== Dataset records ==
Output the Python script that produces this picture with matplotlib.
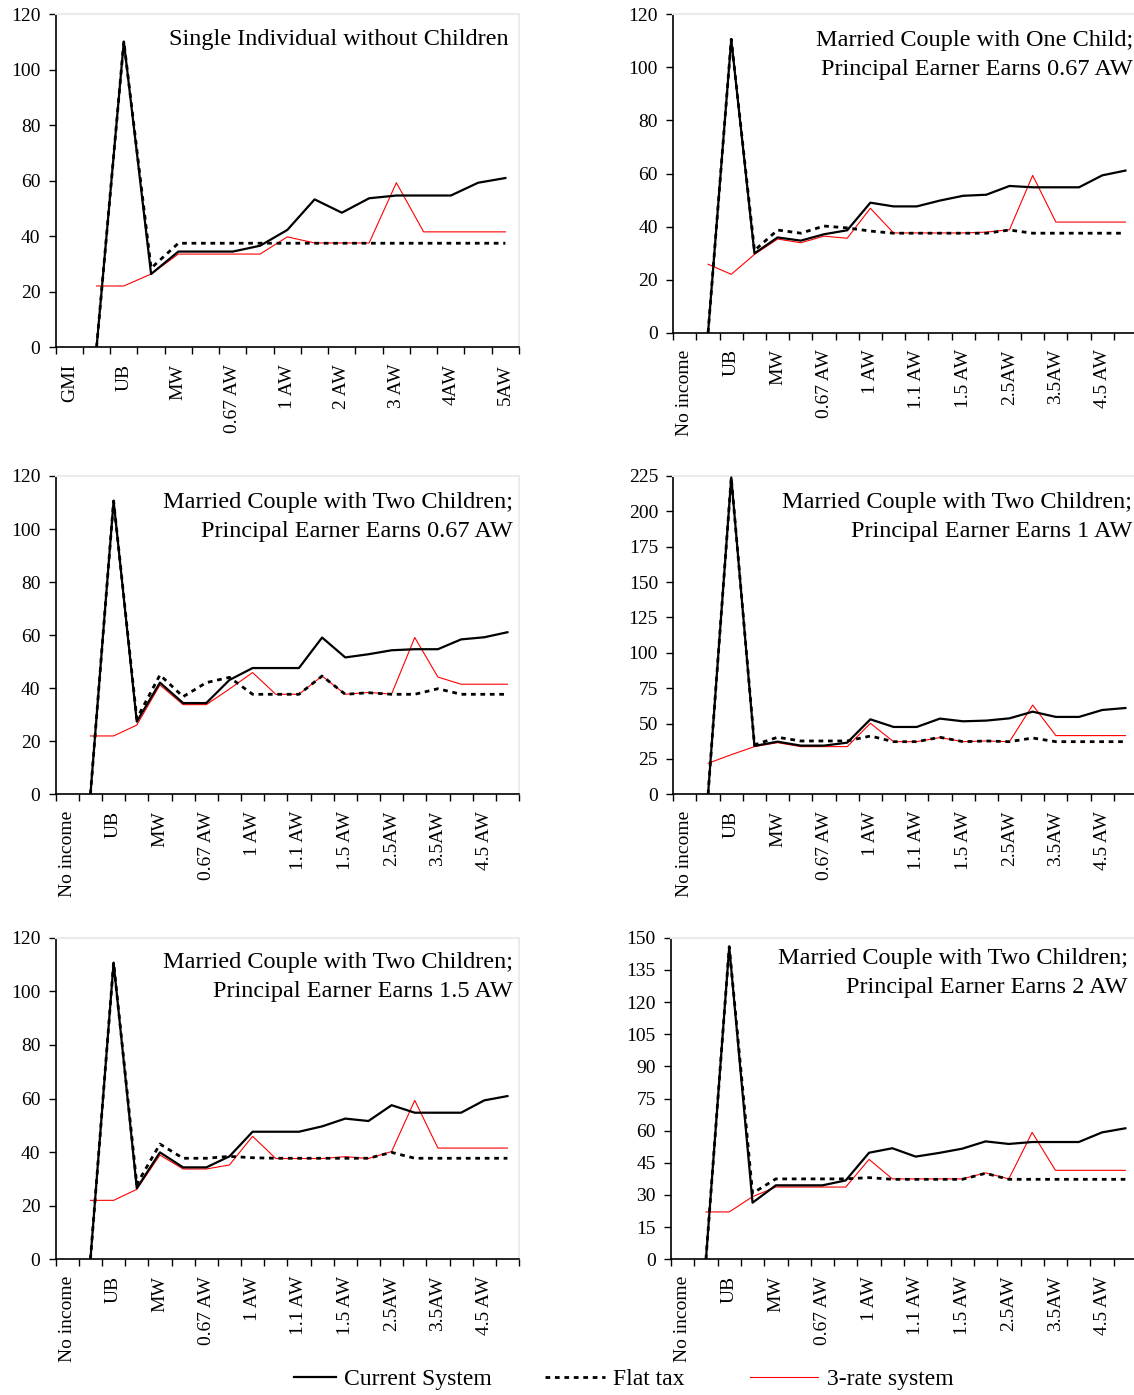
import numpy as np
import matplotlib
matplotlib.use("Agg")
import matplotlib.pyplot as plt
from matplotlib.lines import Line2D

plt.rcParams['font.family'] = ['Liberation Serif', 'DejaVu Serif']

NA = np.nan

# tick labels (Excel shows every other category)
labels_single = ["GMI", "UB", "MW", "0.67 AW", "1 AW", "2 AW", "3 AW", "4AW", "5AW"]
labels_couple = ["No income", "UB", "MW", "0.67 AW", "1 AW", "1.1 AW", "1.5 AW",
                 "2.5AW", "3.5AW", "4.5 AW"]

titles = [
    "Single Individual without Children",
    "Married Couple with One Child;\nPrincipal Earner Earns 0.67 AW",
    "Married Couple with Two Children;\nPrincipal Earner Earns 0.67 AW",
    "Married Couple with Two Children;\nPrincipal Earner Earns 1 AW",
    "Married Couple with Two Children;\nPrincipal Earner Earns 1.5 AW",
    "Married Couple with Two Children;\nPrincipal Earner Earns 2 AW",
]

series_names = ["Current System", "Flat tax", "3-rate system"]

# panel 1 - single individual (17 points)
current_1 = [NA, 0, 110.2, 26.4, 34.5, 34.5, 34.5, 36.6, 42.3, 53.3, 48.5, 53.7, 54.7, 54.7, 54.7, 59.3, 61.0]
flat_1 = [NA, 0, 110.2, 28.5, 37.5, 37.5, 37.5, 37.5, 37.5, 37.5, 37.5, 37.5, 37.5, 37.5, 37.5, 37.5, 37.5]
three_1 = [NA, 22.1, 22.1, 26.4, 33.6, 33.6, 33.6, 33.6, 39.8, 37.6, 37.6, 37.6, 59.3, 41.6, 41.6, 41.6, 41.6]

# panel 2 - couple, one child, 0.67 AW (20 points)
current_2 = [NA, 0, 110.6, 29.9, 35.9, 34.7, 37.1, 38.6, 49.0, 47.6, 47.6, 49.8, 51.6, 52.0, 55.3,
             54.8, 54.8, 54.8, 59.3, 61.1]
flat_2 = [NA, 0, 110.6, 31.0, 38.7, 37.5, 40.2, 39.5, 38.3, 37.5, 37.5, 37.5, 37.5, 37.5, 38.7,
          37.5, 37.5, 37.5, 37.5, 37.5]
three_2 = [NA, 25.8, 22.0, 29.5, 35.3, 33.9, 36.4, 35.6, 46.9, 37.6, 37.6, 37.6, 37.6, 37.9, 38.8,
           59.3, 41.7, 41.7, 41.7, 41.7]

# panel 3 - couple, two children, 0.67 AW
current_3 = [NA, 0, 110.6, 27.4, 42.1, 34.4, 34.4, 43.1, 47.6, 47.6, 47.6, 59.1, 51.6, 52.8, 54.3,
             54.7, 54.7, 58.4, 59.2, 61.1]
flat_3 = [NA, 0, 110.6, 28.5, 45.0, 36.8, 42.1, 44.1, 37.7, 37.7, 37.7, 44.6, 37.7, 38.3, 37.7,
          37.7, 39.8, 37.7, 37.7, 37.7]
three_3 = [NA, 22.0, 22.0, 26.1, 41.2, 33.8, 33.8, 39.7, 45.9, 37.7, 37.7, 44.6, 37.7, 38.4, 37.8,
           59.1, 44.2, 41.5, 41.5, 41.5]

# panel 4 - couple, two children, 1 AW
current_4 = [NA, 0, 224.0, 34.2, 37.2, 34.4, 34.4, 36.5, 53.0, 47.6, 47.6, 53.5, 51.6, 52.1, 53.7,
             58.4, 54.7, 54.7, 59.6, 61.0]
flat_4 = [NA, 0, 224.0, 35.0, 40.3, 37.7, 37.7, 37.7, 41.2, 37.2, 37.2, 40.3, 37.2, 37.7, 37.2,
          39.8, 37.2, 37.2, 37.2, 37.2]
three_4 = [NA, 21.9, 28.0, 33.7, 36.5, 33.7, 33.7, 33.7, 50.2, 37.2, 37.2, 40.1, 37.2, 37.7, 37.2,
           63.1, 41.5, 41.5, 41.5, 41.5]

# panel 5 - couple, two children, 1.5 AW
current_5 = [NA, 0, 110.7, 26.5, 39.9, 34.3, 34.3, 38.4, 47.6, 47.6, 47.6, 49.6, 52.5, 51.6, 57.5,
             54.7, 54.7, 54.7, 59.3, 60.9]
flat_5 = [NA, 0, 110.7, 28.0, 43.0, 37.7, 37.7, 38.4, 37.9, 37.7, 37.7, 37.7, 37.7, 37.7, 39.9,
          37.7, 37.7, 37.7, 37.7, 37.7]
three_5 = [NA, 22.0, 22.0, 26.1, 38.9, 33.7, 33.7, 35.2, 45.9, 37.6, 37.6, 37.6, 38.3, 37.6, 40.2,
           59.3, 41.5, 41.5, 41.5, 41.5]

# panel 6 - couple, two children, 2 AW
current_6 = [NA, 0, 145.8, 26.4, 34.5, 34.5, 34.5, 36.8, 49.7, 51.8, 47.9, 49.6, 51.6, 55.0, 53.8,
             54.7, 54.7, 54.7, 59.2, 61.1]
flat_6 = [NA, 0, 145.8, 30.8, 37.5, 37.5, 37.5, 37.5, 38.1, 37.3, 37.3, 37.3, 37.3, 40.1, 37.3,
          37.3, 37.3, 37.3, 37.3, 37.3]
three_6 = [NA, 22.1, 22.1, 29.2, 33.7, 33.7, 33.7, 33.7, 46.6, 37.5, 37.5, 37.5, 37.5, 40.3, 37.5,
           59.2, 41.5, 41.5, 41.5, 41.5]

W, H = 1134, 1395
fig = plt.figure(figsize=(W / 100, H / 100), dpi=100)

DOTS = (0, (1.7, 1.7))

# (left, right, top, bottom) in pixels, y-max, y-step, title anchor (x, y)
panels = [
    ((55.7, 519, 14.3, 347.3), 120, 20, (509, 40), labels_single, current_1, flat_1, three_1),
    ((673.3, 1137, 14.3, 332.7), 120, 20, (1133, 55), labels_couple, current_2, flat_2, three_2),
    ((55.7, 519, 476, 794.3), 120, 20, (513, 517), labels_couple, current_3, flat_3, three_3),
    ((673.3, 1137, 476, 794.3), 225, 25, (1132, 517), labels_couple, current_4, flat_4, three_4),
    ((55.7, 519, 937.7, 1259.3), 120, 20, (513, 977), labels_couple, current_5, flat_5, three_5),
    ((671, 1137, 937.7, 1259.3), 150, 15, (1128, 973), labels_couple, current_6, flat_6, three_6),
]

for k, (box, ymax, ystep, tpos, labs, cur, flat, three) in enumerate(panels):
    l, r, t, b = box
    ax = fig.add_axes([l / W, 1 - b / H, (r - l) / W, (b - t) / H])
    n = len(cur)
    x = np.arange(n)
    ax.plot(x, three, color='red', lw=0.8, zorder=2)
    ax.plot(x, flat, color='black', lw=2.0, linestyle=DOTS, dash_capstyle='butt', zorder=3)
    ax.plot(x, cur, color='black', lw=1.6, zorder=4)

    ax.set_xlim(-0.5, n - 0.5)
    ax.set_ylim(0, ymax)
    ax.set_yticks(np.arange(0, ymax + 1, ystep))
    ax.tick_params(axis='y', direction='out', length=5, width=1, labelsize=14, pad=6)

    # tick marks between categories, labels on every other category
    ax.set_xticks(np.arange(-0.5, n, 1))
    ax.set_xticklabels([])
    ax.tick_params(axis='x', which='major', direction='out', length=5, width=1)
    ax.set_xticks(np.arange(0, n, 2), minor=True)
    ax.set_xticklabels(labs, minor=True, rotation=90, fontsize=14, va='top', ha='center')
    ax.tick_params(axis='x', which='minor', length=0, pad=12)

    for s in ['left', 'bottom']:
        ax.spines[s].set_color('black')
        ax.spines[s].set_linewidth(1.2)
    for s in ['top', 'right']:
        ax.spines[s].set_color('#ebebeb')
        ax.spines[s].set_linewidth(1.5)

    fig.text(tpos[0] / W, 1 - tpos[1] / H, titles[k], ha='right', va='center',
             multialignment='right', fontsize=17.5, linespacing=1.55)

# legend entries, each placed like the original
handles = [
    Line2D([], [], color='black', lw=1.6),
    Line2D([], [], color='black', lw=2.0, linestyle=DOTS, dash_capstyle='butt'),
    Line2D([], [], color='red', lw=0.8),
]
leg_x = [294, 545, 750]
leg_len = [1.78, 2.55, 2.9]
for h, name, lx, hl in zip(handles, series_names, leg_x, leg_len):
    fig.legend([h], [name], loc='center left', bbox_to_anchor=(lx / W, 1 - 1379 / H),
               frameon=False, fontsize=17, handlelength=hl, handletextpad=0.35,
               borderpad=0, borderaxespad=0)

fig.savefig("out.png", dpi=100)
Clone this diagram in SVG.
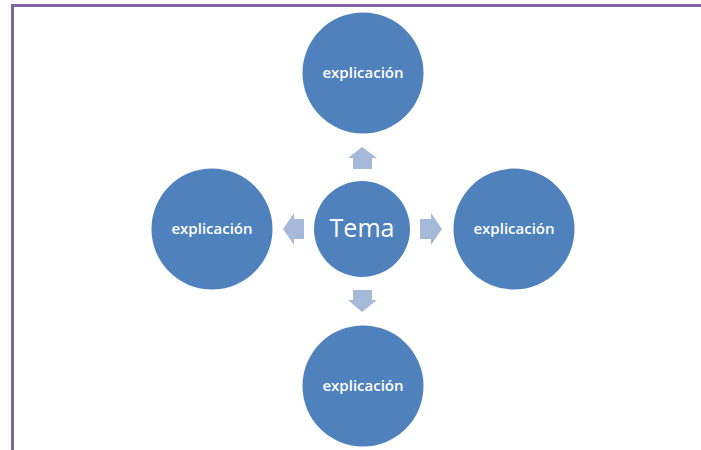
<svg xmlns="http://www.w3.org/2000/svg" width="701" height="450" viewBox="0 0 701 450">
<style>
.node{fill:#4F81BD;}
.lbl{fill:#FFFFFF;font-family:"Open Sans","Liberation Sans",sans-serif;text-anchor:middle;font-size:15px;font-weight:600;}
.big{font-size:25px;font-weight:400;}
.arr{fill:#A7B9D9;}
.frame{stroke:#8064A2;stroke-width:3;fill:none;}
</style>
<rect width="701" height="450" fill="#FFFFFF"/>
<path class="frame" d="M12.5,450 V5.5 H701"/>
<g id="connectors">
<polygon class="arr" points="362,147 377,158 372,158 372,169 353,169 353,158 348,158"/>
<polygon class="arr" points="362,312 377,300 372,300 372,290 353,290 353,300 348,300"/>
<polygon class="arr" points="283,229 294,213 294,219 304,219 304,239 294,239 294,245"/>
<polygon class="arr" points="442,229 431,213 431,219 420,219 420,239 431,239 431,245"/>
</g>
<g id="center">
<circle class="node" cx="362" cy="229" r="48"/>
<text class="lbl big" x="362" y="237">Tema</text>
</g>
<g id="top">
<circle class="node" cx="363" cy="73" r="60.5"/>
<text class="lbl" x="363" y="78">explicación</text>
</g>
<g id="left">
<circle class="node" cx="212" cy="229" r="60.5"/>
<text class="lbl" x="212" y="234">explicación</text>
</g>
<g id="right">
<circle class="node" cx="514" cy="229" r="60.5"/>
<text class="lbl" x="514" y="234">explicación</text>
</g>
<g id="bottom">
<circle class="node" cx="363" cy="386" r="60.5"/>
<text class="lbl" x="363" y="391">explicación</text>
</g>
</svg>
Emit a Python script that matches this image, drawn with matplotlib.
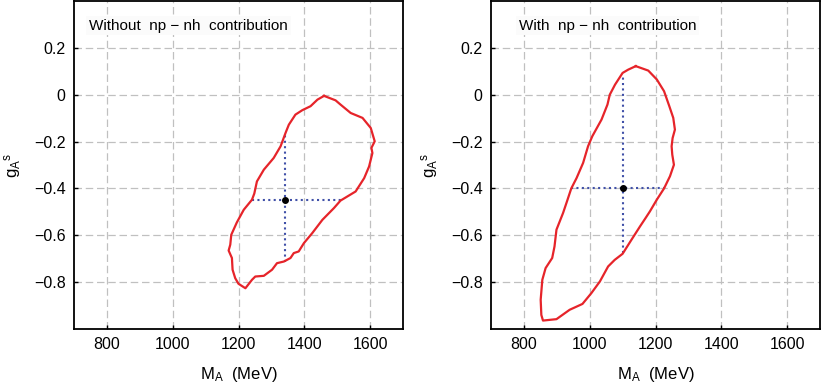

== Exercise brief ==
Go through the lines above. Select every one that has the string "Python".

== The completed task ==
Output the Python script that produces this picture with matplotlib.
Emit a Python script that matches this image, drawn with matplotlib.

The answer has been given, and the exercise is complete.